Nach Angaben des mit den beiden Metropoliten befreundeten syrischen Menschenrechtsaktivisten Wail Malas geht die Entführung auf das Konto der Abteilung „Chair-ed-din az Zarkali“ der islamistischen „Al Nusra“-Front. Die Mitglieder dieser Abteilung sollen tschetschenischer Herkunft sein.

In einem Interview mit dem Radiosender Voice of Russia sagte Malas, die beiden Metropoliten hätten versucht, die „Chair-ed-din az Zarkali“-Leute zu veranlassen, zwei Priester aus Aleppo freizugeben, die am 9. Februar aus dem Linienautobus Aleppo-Damaskus entführt worden waren. Nach vielen Kontakten sei den beiden Metropoliten versichert worden, dass man die beiden Priester freigeben werde. Als die Bischöfe zum vereinbarten Treffpunkt kamen, seien sie dann ihrerseits gekidnappt worden, die Täter hätten den Chauffeur erschossen und das Auto in Brand gesetzt.
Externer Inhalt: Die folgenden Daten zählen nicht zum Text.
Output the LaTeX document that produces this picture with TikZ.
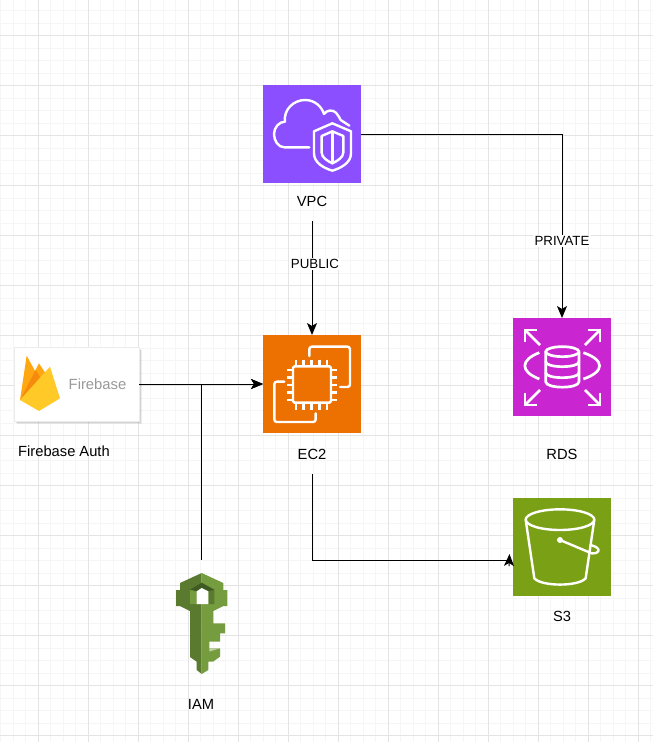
\documentclass[tikz,border=0pt]{standalone}
\usepackage{fontspec}
\setmainfont{Liberation Sans}
\usepackage{tikz}
\usetikzlibrary{arrows.meta,shadows}
\definecolor{vpcpurple}{HTML}{8C4FFF}
\definecolor{ecorange}{HTML}{ED7100}
\definecolor{rdspink}{HTML}{C925D1}
\definecolor{sgreen}{HTML}{7AA116}
\definecolor{keydark}{HTML}{5A7A30}
\definecolor{keylight}{HTML}{759C3E}
\definecolor{keyshade}{HTML}{3F5A23}
\definecolor{flameback}{HTML}{FFA712}
\definecolor{flamemid}{HTML}{F68A0C}
\definecolor{flamefront}{HTML}{FFCA28}
\definecolor{gridminor}{HTML}{F6F6F6}
\definecolor{gridmajor}{HTML}{E4E4E4}
\begin{document}
\begin{tikzpicture}[x=1pt, y=-1pt,
        icon/.style = {minimum size=98pt, inner sep=0pt, line width=0pt},
        tag/.style = {text=black, minimum width=60pt, minimum height=40pt, inner sep=0pt, font=\fontsize{14.7}{16}\selectfont},
        edgetag/.style = {fill=white, inner sep=1.5pt, text=black, font=\fontsize{13.3}{15}\selectfont},
        flow/.style = {draw=black, line width=1pt, -{Stealth[length=12pt,width=10pt,inset=3pt]}},
        glyph/.style = {draw=white, line width=2.4pt, line join=round, line cap=round},
        zoomed/.style = {x=0.3333pt, y=-0.3333pt}]
    \useasboundingbox (0,0) rectangle (653,742);
    \fill[white] (0,0) rectangle (653,742);
    \foreach \k in {0,...,52} {\draw[gridminor, line width=0.8pt] ({0.5+12.5*\k},0) -- ({0.5+12.5*\k},742);}
    \foreach \k in {0,...,59} {\draw[gridminor, line width=0.8pt] (0,{10.5+12.5*\k}) -- (653,{10.5+12.5*\k});}
    \foreach \k in {0,...,12} {\draw[gridmajor, line width=0.8pt] ({38+50*\k},0) -- ({38+50*\k},742);}
    \foreach \k in {0,...,14} {\draw[gridmajor, line width=0.8pt] (0,{35.5+50*\k}) -- (653,{35.5+50*\k});}

    \node[icon, fill=vpcpurple] (vpc) at (312,134) {};
    \node[icon, fill=ecorange] (ec2) at (312,384) {};
    \node[icon, fill=rdspink] (rds) at (562,367) {};
    \node[icon, fill=sgreen] (s3) at (562,547) {};
    \node[fill=white, draw=black!8, minimum width=125pt, minimum height=74pt, inner sep=0pt,
        drop shadow={shadow xshift=1pt, shadow yshift=-1pt, fill=black, opacity=0.12},
        drop shadow={shadow xshift=2pt, shadow yshift=-2pt, fill=black, opacity=0.1},
        drop shadow={shadow xshift=3pt, shadow yshift=-3pt, fill=black, opacity=0.07}] (firebase) at (76.5,384) {};
    \node[minimum width=52pt, minimum height=126pt, inner sep=0pt] (iam) at (201,623) {};

    \node[tag] (vpclabel) at (312,201) {VPC};
    \node[tag] (ec2label) at (312,454) {EC2};
    \node[tag] (rdslabel) at (562,454) {RDS};
    \node[tag] (s3label) at (562,616) {S3};
    \node[tag] (iamlabel) at (201,704) {IAM};
    \node[tag] (firebaselabel) at (64,451) {Firebase Auth};
    \node[text=black!40, font=\fontsize{14.8}{16}\selectfont, inner sep=0pt] (firebasetext) at (97.5,384) {Firebase};
    \coordinate (s3elbow) at (508,560);
    \coordinate (s3tip) at (509.5,554);
    \coordinate (s3base) at (509,566.2);

    \draw[flow] (vpclabel.south) -- node [edgetag, pos=0.375, xshift=3pt] (publictag) {PUBLIC} (ec2.north);
    \draw[flow] (vpc.east) -| node [edgetag, pos=0.79] (privatetag) {PRIVATE} (rds.north);
    \draw[flow] (firebase.east) -- (ec2.west);
    \draw[flow] (iam.north) |- (ec2.west);
    \draw[draw=black, line width=1pt] (ec2label.south) |- (s3elbow);
    \draw[flow] (s3base) -- (s3tip);

    \begin{scope}[shift={(250,70)}, zoomed]
        \draw[glyph] (178,232) -- (103,232) .. controls (85,232) and (72,212) .. (72,192) .. controls (72,172) and (88,155) .. (105,155)
            .. controls (100,120) and (130,90) .. (165,90) .. controls (195,90) and (215,110) .. (222,132)
            .. controls (230,120) and (248,118) .. (258,128) .. controls (266,135) and (268,145) .. (272,150) -- (298,167);
        \draw[glyph] (192,184) -- (247,160) -- (303,184) -- (303,250) .. controls (303,280) and (270,295) .. (247,302)
            .. controls (224,295) and (192,280) .. (192,250) -- cycle;
        \draw[glyph] (215,198) -- (247,184) -- (280,198) -- (280,248) .. controls (280,262) and (262,273) .. (247,280)
            .. controls (232,273) and (215,262) .. (215,248) -- cycle;
        \draw[glyph] (247,184) -- (247,280);
    \end{scope}

    \begin{scope}[shift={(250,325)}, zoomed]
        \draw[glyph, rounded corners=1.5pt] (129,124) rectangle (243,233);
        \foreach \p in {138,161,185,208,231} {\draw[glyph, line cap=butt] (\p,104) -- (\p,124); \draw[glyph, line cap=butt] (\p,233) -- (\p,256);}
        \foreach \p in {135,157,180,203,225} {\draw[glyph, line cap=butt] (112,\p) -- (129,\p); \draw[glyph, line cap=butt] (243,\p) -- (262,\p);}
        \draw[glyph, rounded corners=2.5pt] (178,93) -- (178,65) -- (300,65) -- (300,186) -- (270,186);
        \draw[glyph, rounded corners=2.5pt] (103,170) -- (73,170) -- (73,291) -- (197,291) -- (197,265);
    \end{scope}

    \begin{scope}[shift={(500,305)}, zoomed, glyph/.append style={line width=2.7pt}]
        \draw[glyph, line cap=butt] (120,120) -- (75,75);
        \draw[glyph, line cap=butt, line join=miter] (75,112) -- (75,75) -- (112,75);
        \draw[glyph, line cap=butt] (255,120) -- (300,75);
        \draw[glyph, line cap=butt, line join=miter] (263,75) -- (300,75) -- (300,112);
        \draw[glyph, line cap=butt] (120,255) -- (75,300);
        \draw[glyph, line cap=butt, line join=miter] (75,263) -- (75,300) -- (112,300);
        \draw[glyph, line cap=butt] (255,255) -- (300,300);
        \draw[glyph, line cap=butt, line join=miter] (300,263) -- (300,300) -- (263,300);
        \draw[glyph] (187,140) ellipse [x radius=50, y radius=15];
        \draw[glyph] (137,140) -- (137,230) .. controls (137,252) and (237,252) .. (237,230) -- (237,140);
        \draw[glyph] (137,170) .. controls (137,190) and (237,190) .. (237,170);
        \draw[glyph] (137,203) .. controls (137,223) and (237,223) .. (237,203);
        \draw[glyph, line cap=butt] (118,143) .. controls (60,165) and (60,200) .. (118,222);
        \draw[glyph, line cap=butt] (250,143) .. controls (315,165) and (315,200) .. (250,222);
    \end{scope}

    \begin{scope}[shift={(500,490)}, zoomed]
        \draw[glyph] (180,89) ellipse [x radius=103, y radius=31];
        \draw[glyph] (77,89) -- (103,265) .. controls (125,290) and (235,290) .. (257,265) -- (283,89);
        \fill[white] (180,150) circle [radius=9];
        \draw[glyph] (180,150) -- (275,190) .. controls (290,192) and (298,184) .. (295,178) .. controls (292,172) and (282,167) .. (272,165);
    \end{scope}

    \fill[keydark] (201.7,573) -- (180,583) -- (180,590) -- (176,590) -- (176,606) -- (180,606) -- (190,611)
        -- (190,657) -- (196.7,661.7) -- (196.7,670) -- (201.7,674) -- cycle;
    \fill[keylight] (201.7,573) -- (223.3,583) -- (223.3,590) -- (227.3,590) -- (227.3,606) -- (223.3,606) -- (213.3,611)
        -- (213.3,623.3) -- (225,623.3) -- (225,633.3) -- (220,633.3) -- (220,641.7) -- (209.3,641.7) -- (209.3,648.3)
        -- (220,648.3) -- (220,656.7) -- (213,661.7) -- (208.3,661.7) -- (208.3,670) -- (201.7,674) -- cycle;
    \fill[keylight!45!white] (209.3,648.3) -- (220,648.3) -- (209.3,651.5) -- cycle;
    \fill[keylight] (190,589.7) -- (196.7,590) -- (196.7,604) -- (190,604) -- cycle;
    \fill[keydark] (208.3,590) -- (214.3,589.7) -- (214.3,604) -- (208.3,604) -- cycle;
    \fill[keyshade] (190,589.7) -- (201.7,582.7) -- (214.3,589.7) -- (208.3,591.3) -- (201.7,588) -- (196.7,591.3) -- cycle;
    \fill[white] (196.7,591.3) -- (201.7,588) -- (208.3,591.3) -- (208.3,604) -- (196.7,604) -- cycle;

    \begin{scope}[shift={(15,350)}, zoomed]
        \fill[flameback] (15,150) -- (35,17) -- (65,72) -- cycle;
        \fill[flameback] (15,150) -- (72,40) -- (95,75) -- cycle;
        \fill[flamemid] (15,150) -- (62,60) -- (80,90) -- cycle;
        \fill[flamefront] (15,150) -- (105,50) -- (135,145) -- (72,183) -- cycle;
    \end{scope}
\end{tikzpicture}
\end{document}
In dem Gespräch mit der Voice of Russia betonte Malas seine Befürchtung, dass den Christen in Syrien ein ähnliches Schicksal bevorstehe wie ihren Glaubensbrüdern im Irak. Schon jetzt hätten rund 400.000 Christen Syrien verlassen, weil sie um ihre Sicherheit fürchten. Auch im hauptsächlich von Christen bewohnten Wadi al-Nasara würden fast täglich Drohbriefe ankommen, in denen die Empfänger vor die Alternative „konvertieren, flüchten oder sterben“ gestellt würden.